Consider a Student Credit Card
If you’re a college student who is ready to wet your feet in the world of credit, you can also consider a student credit card. This type of product is geared to young people with thin credit profiles and little history, and you may be able to qualify even if your credit score is low.
Keep in mind, however, that most student credit cards offer a low credit limit — especially at first. They also tend to come with fewer perks and cardholder benefits, especially when it comes to travel.

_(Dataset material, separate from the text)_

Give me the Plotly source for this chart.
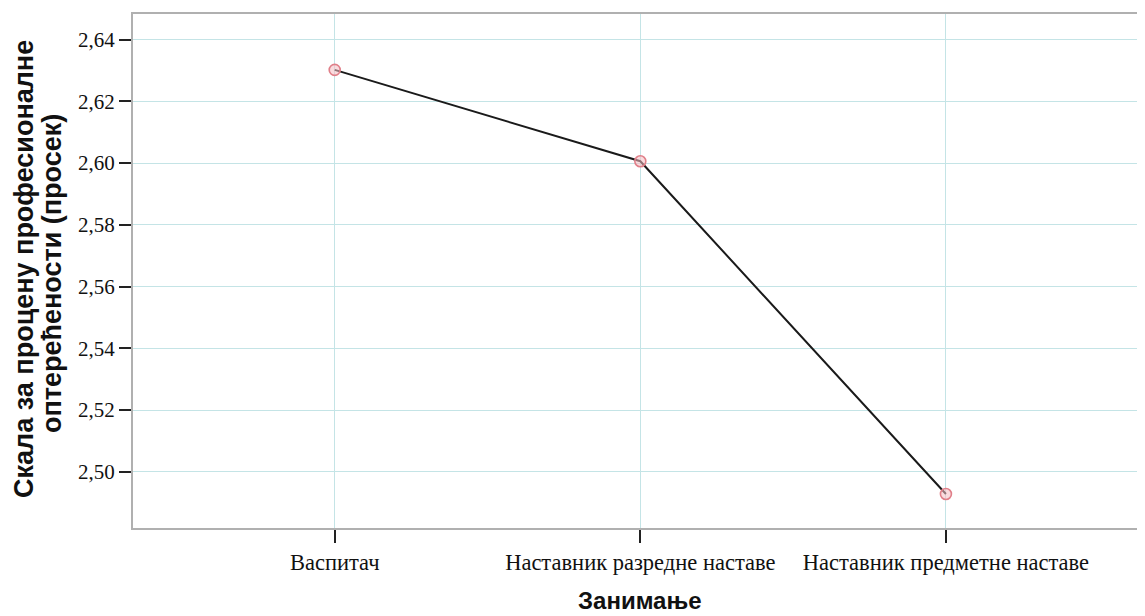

But, that doesn’t mean that student credit cards can’t help you earn rewards. For example, the Discover it® Student Cash Back lets cardholders earn 5% in categories that rotate each quarter up to a certain limit (then 1%). You also get 1% back on all your regular purchases, and Discover will double all the cash back you earn within the first year. This card doesn’t have an annual fee either, so it’s a great option for anyone just starting out.
The Bottom Line
Before you give up on getting a credit card, remember that it takes time to build credit and trust. The strategies above can help you get your foot in the door to start building credit, and it may not take long to achieve a score that can help you qualify for premium credit cards with the rewards or cardholder perks you really want.
Don’t let poor credit or no credit stand in the way of your goals. With a few simple steps, you could be on your way to building good credit in no time.